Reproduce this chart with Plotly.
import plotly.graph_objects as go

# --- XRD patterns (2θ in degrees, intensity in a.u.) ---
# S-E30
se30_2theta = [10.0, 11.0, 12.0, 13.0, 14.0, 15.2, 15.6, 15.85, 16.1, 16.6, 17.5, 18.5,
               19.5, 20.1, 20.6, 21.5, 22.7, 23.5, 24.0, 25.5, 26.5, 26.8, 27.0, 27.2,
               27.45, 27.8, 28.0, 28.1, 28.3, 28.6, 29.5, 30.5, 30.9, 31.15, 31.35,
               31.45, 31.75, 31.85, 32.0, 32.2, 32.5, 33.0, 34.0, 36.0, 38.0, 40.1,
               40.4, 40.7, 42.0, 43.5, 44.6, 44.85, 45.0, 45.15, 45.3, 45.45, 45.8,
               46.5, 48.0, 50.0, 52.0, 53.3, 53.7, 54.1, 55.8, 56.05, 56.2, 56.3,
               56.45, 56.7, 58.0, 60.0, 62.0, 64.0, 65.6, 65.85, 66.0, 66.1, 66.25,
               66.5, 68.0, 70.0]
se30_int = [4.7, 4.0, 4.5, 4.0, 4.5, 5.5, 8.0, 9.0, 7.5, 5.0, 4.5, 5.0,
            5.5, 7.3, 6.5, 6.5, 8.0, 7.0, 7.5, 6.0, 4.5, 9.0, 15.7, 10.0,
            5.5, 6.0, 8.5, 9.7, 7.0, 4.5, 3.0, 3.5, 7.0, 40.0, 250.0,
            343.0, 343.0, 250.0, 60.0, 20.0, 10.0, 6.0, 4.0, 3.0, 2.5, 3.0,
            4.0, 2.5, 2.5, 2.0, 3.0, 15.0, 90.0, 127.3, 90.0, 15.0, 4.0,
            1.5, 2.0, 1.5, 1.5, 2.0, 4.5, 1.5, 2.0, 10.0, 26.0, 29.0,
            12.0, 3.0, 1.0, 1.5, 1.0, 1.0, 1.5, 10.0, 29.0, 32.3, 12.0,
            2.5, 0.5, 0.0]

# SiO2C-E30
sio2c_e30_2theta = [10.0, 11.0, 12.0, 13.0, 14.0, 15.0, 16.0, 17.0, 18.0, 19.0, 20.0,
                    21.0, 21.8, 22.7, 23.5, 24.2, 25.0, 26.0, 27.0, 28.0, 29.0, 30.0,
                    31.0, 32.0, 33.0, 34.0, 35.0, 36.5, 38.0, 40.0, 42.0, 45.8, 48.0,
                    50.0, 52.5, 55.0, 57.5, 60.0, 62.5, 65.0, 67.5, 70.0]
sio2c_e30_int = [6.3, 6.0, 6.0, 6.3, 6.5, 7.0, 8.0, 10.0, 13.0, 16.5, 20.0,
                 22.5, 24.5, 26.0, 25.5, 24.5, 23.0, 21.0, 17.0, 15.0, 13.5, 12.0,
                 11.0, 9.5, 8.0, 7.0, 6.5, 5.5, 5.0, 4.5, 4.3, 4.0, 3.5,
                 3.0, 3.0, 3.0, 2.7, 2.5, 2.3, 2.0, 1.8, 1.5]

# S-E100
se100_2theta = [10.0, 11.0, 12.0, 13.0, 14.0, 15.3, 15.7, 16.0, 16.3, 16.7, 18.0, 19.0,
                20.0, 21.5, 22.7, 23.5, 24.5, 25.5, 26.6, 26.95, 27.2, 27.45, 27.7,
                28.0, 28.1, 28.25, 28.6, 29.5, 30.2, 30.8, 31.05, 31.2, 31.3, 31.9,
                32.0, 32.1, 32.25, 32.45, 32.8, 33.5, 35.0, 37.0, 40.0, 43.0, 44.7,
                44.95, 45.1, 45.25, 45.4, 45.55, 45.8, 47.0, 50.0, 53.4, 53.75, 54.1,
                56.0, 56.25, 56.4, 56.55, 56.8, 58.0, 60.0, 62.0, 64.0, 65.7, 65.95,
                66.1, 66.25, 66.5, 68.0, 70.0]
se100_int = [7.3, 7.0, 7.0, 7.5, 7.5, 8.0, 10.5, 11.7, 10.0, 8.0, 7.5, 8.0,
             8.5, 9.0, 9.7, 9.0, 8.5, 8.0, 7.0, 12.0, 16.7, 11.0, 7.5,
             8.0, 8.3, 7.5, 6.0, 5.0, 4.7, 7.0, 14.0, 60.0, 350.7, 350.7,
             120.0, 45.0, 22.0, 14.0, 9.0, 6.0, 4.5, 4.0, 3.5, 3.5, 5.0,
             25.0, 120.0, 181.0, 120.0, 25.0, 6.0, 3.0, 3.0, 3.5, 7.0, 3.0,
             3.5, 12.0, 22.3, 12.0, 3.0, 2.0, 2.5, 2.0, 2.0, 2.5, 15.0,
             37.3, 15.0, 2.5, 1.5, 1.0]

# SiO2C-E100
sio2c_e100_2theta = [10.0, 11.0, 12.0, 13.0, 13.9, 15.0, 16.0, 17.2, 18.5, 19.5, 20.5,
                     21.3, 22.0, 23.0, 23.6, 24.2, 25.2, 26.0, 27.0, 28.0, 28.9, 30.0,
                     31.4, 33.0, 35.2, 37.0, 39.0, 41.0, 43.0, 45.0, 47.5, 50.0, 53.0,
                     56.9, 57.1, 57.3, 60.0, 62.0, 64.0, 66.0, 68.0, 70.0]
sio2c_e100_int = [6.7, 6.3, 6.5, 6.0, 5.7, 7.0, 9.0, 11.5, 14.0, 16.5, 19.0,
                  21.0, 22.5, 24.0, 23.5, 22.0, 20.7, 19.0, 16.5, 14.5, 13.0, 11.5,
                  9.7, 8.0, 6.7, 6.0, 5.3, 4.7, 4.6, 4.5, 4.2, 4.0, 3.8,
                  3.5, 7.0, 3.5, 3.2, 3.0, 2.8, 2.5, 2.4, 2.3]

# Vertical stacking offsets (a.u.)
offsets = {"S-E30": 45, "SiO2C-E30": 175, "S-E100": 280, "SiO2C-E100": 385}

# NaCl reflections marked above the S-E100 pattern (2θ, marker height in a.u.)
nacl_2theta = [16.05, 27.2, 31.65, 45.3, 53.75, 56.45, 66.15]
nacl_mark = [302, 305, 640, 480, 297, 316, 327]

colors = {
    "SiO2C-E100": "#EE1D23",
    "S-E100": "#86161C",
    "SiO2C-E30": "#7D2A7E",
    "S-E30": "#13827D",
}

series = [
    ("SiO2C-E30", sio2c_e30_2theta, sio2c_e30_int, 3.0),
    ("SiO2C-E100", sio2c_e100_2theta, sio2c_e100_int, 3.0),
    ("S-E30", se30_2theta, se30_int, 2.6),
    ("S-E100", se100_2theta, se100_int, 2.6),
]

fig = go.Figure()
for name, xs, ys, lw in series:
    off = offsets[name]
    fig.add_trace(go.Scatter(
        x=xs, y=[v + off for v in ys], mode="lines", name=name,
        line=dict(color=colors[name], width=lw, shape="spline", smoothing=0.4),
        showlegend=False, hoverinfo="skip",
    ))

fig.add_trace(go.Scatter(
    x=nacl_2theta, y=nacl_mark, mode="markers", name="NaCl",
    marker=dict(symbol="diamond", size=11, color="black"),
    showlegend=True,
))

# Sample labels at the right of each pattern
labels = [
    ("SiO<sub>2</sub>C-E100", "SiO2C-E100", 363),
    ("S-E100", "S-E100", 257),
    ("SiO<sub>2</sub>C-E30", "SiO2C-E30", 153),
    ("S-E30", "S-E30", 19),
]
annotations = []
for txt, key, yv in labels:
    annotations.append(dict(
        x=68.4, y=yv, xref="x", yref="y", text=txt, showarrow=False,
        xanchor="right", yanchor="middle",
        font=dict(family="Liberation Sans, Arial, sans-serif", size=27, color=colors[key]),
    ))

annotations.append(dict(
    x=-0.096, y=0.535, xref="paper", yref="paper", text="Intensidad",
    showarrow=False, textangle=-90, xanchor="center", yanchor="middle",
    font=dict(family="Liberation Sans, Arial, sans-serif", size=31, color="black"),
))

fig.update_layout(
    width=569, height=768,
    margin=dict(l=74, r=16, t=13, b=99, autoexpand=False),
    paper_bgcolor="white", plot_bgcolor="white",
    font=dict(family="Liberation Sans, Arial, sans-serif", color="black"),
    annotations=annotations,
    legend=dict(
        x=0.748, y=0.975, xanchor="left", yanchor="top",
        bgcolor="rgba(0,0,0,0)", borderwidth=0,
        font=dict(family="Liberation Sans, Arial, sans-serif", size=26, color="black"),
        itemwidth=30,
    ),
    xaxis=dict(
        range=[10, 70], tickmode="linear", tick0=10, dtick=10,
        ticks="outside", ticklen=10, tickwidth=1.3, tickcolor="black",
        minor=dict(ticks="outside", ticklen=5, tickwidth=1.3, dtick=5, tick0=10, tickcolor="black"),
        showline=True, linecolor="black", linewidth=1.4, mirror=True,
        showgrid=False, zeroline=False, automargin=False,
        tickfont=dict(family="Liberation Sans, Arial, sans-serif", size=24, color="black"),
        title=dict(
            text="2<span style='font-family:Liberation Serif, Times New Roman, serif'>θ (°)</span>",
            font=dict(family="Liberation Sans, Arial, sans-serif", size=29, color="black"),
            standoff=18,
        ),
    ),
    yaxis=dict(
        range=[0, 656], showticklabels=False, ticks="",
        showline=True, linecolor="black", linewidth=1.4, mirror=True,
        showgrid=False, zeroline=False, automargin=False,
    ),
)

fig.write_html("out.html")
——————
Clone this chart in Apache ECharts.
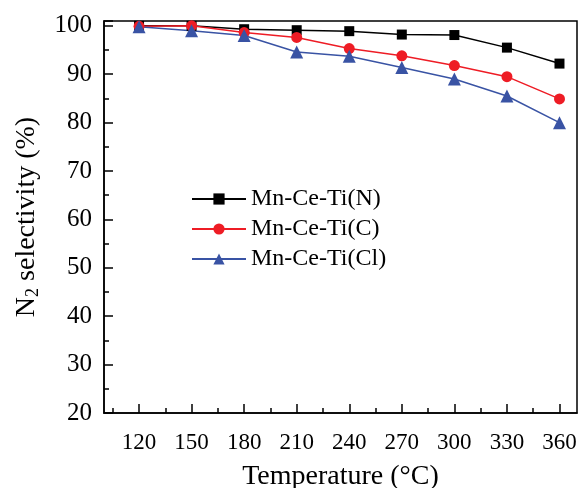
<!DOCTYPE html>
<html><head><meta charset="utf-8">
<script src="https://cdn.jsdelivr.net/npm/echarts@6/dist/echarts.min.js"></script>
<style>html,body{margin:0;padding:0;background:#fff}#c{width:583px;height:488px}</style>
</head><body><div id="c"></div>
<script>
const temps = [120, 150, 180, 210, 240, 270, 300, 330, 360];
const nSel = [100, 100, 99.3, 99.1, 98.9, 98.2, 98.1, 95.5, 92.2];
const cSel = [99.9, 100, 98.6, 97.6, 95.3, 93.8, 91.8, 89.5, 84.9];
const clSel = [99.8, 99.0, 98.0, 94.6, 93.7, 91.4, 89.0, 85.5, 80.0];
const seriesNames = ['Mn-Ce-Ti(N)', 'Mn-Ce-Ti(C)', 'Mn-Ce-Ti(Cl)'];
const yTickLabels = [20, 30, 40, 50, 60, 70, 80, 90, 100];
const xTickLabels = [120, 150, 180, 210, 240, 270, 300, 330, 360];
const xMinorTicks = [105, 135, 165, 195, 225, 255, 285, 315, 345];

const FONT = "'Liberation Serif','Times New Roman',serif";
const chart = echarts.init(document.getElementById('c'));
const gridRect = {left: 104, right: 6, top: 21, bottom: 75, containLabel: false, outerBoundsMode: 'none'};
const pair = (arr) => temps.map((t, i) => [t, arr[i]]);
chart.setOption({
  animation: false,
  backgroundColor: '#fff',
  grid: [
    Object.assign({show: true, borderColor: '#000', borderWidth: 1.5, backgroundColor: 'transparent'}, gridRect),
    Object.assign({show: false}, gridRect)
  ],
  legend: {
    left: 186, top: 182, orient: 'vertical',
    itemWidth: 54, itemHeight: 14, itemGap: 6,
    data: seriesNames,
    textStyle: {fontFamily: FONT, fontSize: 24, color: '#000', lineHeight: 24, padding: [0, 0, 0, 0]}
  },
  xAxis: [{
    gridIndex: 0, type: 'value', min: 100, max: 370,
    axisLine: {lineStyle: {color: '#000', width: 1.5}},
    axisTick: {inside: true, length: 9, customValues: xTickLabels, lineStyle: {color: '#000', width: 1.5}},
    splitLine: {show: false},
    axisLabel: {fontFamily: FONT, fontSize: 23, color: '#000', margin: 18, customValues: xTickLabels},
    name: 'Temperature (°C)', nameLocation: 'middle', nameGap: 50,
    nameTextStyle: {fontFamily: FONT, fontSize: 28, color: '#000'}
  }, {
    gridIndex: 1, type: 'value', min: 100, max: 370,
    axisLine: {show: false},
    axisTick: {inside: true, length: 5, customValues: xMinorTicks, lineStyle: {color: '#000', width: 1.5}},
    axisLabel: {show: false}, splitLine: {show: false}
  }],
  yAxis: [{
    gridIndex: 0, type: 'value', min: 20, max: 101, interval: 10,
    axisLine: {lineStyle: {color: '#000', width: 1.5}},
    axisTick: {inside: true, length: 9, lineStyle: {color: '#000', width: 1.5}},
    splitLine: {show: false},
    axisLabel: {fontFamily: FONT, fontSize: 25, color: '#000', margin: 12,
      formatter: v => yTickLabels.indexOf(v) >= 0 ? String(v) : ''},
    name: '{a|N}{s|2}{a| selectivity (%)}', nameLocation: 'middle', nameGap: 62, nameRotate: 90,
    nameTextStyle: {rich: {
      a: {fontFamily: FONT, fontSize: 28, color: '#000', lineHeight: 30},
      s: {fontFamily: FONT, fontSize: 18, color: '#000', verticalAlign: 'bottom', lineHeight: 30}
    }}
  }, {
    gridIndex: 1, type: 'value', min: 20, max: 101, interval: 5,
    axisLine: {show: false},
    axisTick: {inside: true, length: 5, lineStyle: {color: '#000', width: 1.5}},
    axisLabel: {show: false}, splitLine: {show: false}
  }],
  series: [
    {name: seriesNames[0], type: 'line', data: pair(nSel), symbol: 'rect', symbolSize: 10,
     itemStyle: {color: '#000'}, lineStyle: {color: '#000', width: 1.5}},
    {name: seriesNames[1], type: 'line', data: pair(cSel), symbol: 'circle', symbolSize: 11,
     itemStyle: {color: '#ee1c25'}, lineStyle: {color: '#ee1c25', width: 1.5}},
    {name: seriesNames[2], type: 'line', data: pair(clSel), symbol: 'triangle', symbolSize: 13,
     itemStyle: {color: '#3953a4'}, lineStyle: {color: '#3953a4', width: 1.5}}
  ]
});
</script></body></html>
——————
- [Objective] Your output shall consist solely of the lines from the line with "Reproduce this chart with Plotly." to the line with "import plotly.graph_objects as go", reproduced exactly, both ends included.

- [The reply]
Reproduce this chart with Plotly.
import plotly.graph_objects as go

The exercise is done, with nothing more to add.